Second, consider the issue of core competency. Customers increasingly understand the importance of outsourcing any business elements that are not core competencies — technology and particularly data centers are a niche topic, while outsourcing has grown rapidly. When customers consider the 24/7, 365 management of people, facilities, connectivity, power, cooling, and security, it quickly becomes evident that outsourcing such a facility and amortizing such costs over a wider variety of tenants in a multi-tenant facility is more economical, as well as more secure, resilient, redundant and reliable. So outsourced data center customers get better service at a more economical rate.
What are some of the stats on building and buying? Are there mixed building/leasing situations?
According to Frost & Sullivan, in 2010, 56% of the data center market is owned versus 44% leased. The percentages of owned space versus leased is growing closer, with 60% owned in 2009 versus 40% leased. By 2012, it is estimated that owned and leased space will be equal.
Is colocation a “launching pad” of sorts – do companies start from third-party space and work their way up to constructing their own data centers, or do you find that even huge companies have a need for leased space?
I do not think colocation is necessarily a launching pad of sorts — even large multi-national corporations may evaluate their economic needs and core competencies, and decide that outsourcing is the most efficient use of money, making it their primary means of infrastructure hosting. It really comes down to each company’s initial evaluation of what is most important to their business, what the tolerance for outsourcing non-core competencies is, and what’s most economically sound.
For smaller implementations that require less than 20-25 MW of power, regardless of the size of the company requiring the installation, colocation is typically the most economical choice. For data center installations requiring more than 25 MW, most companies will consider their own builds.

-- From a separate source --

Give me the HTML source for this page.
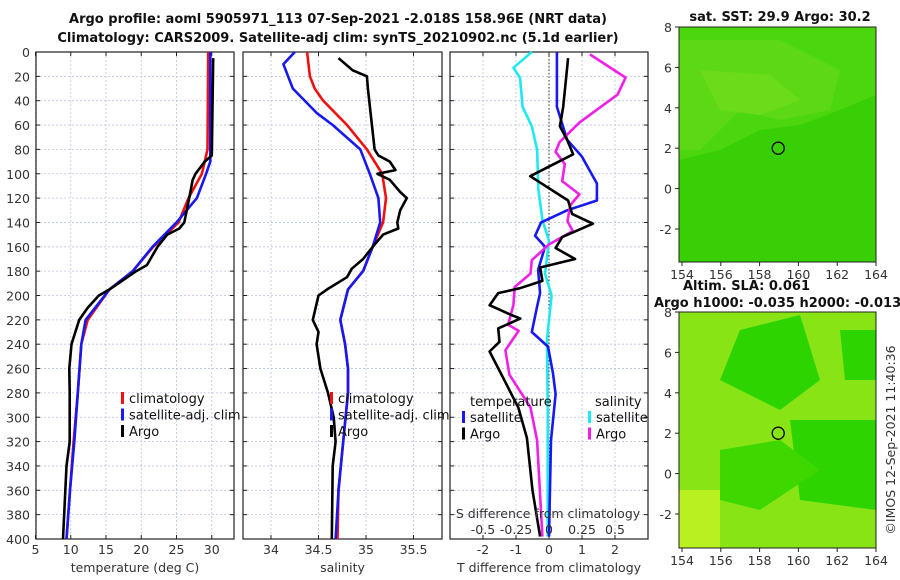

Has the economy forced a lot of people to colocate when they otherwise would have built? Do you see colocation growth in decline over the next decade with an economic rebound?

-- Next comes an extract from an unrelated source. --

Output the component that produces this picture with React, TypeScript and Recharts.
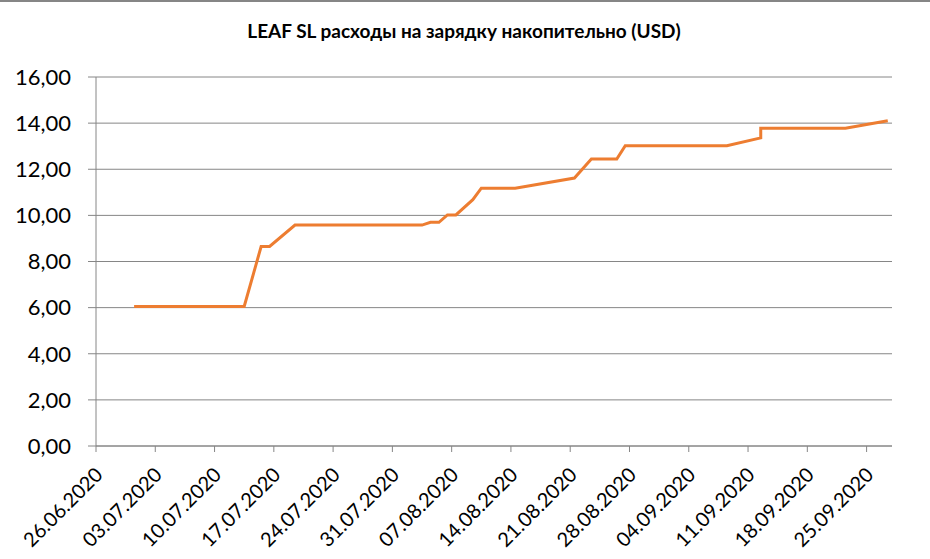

While the economic decline certainly helped data center businesses as companies were forced to do more with less and optimize their resources as a result, what’s nice about the data center market is that it is somewhat recession-resilient. With corporate technological needs outpacing the growth of data center capacity, the increasing acceptance of IT outsourcing industry-wide, and the clear business efficiencies that outsourcing the data center provides – whether for custom data centers, colocation or cloud computing – the data center market is becoming more and more relevant to customers. In hard economic times, businesses look to the data center to help cut costs by outsourcing non-core business competencies. In stronger economic times, businesses often experience growth that requires additional infrastructure, and infrastructure may also be added to support product differentiation or new corporate offerings. So regardless of economic conditions, there are strong value propositions to outsourcing within a highly secure and scalable outsourced data center.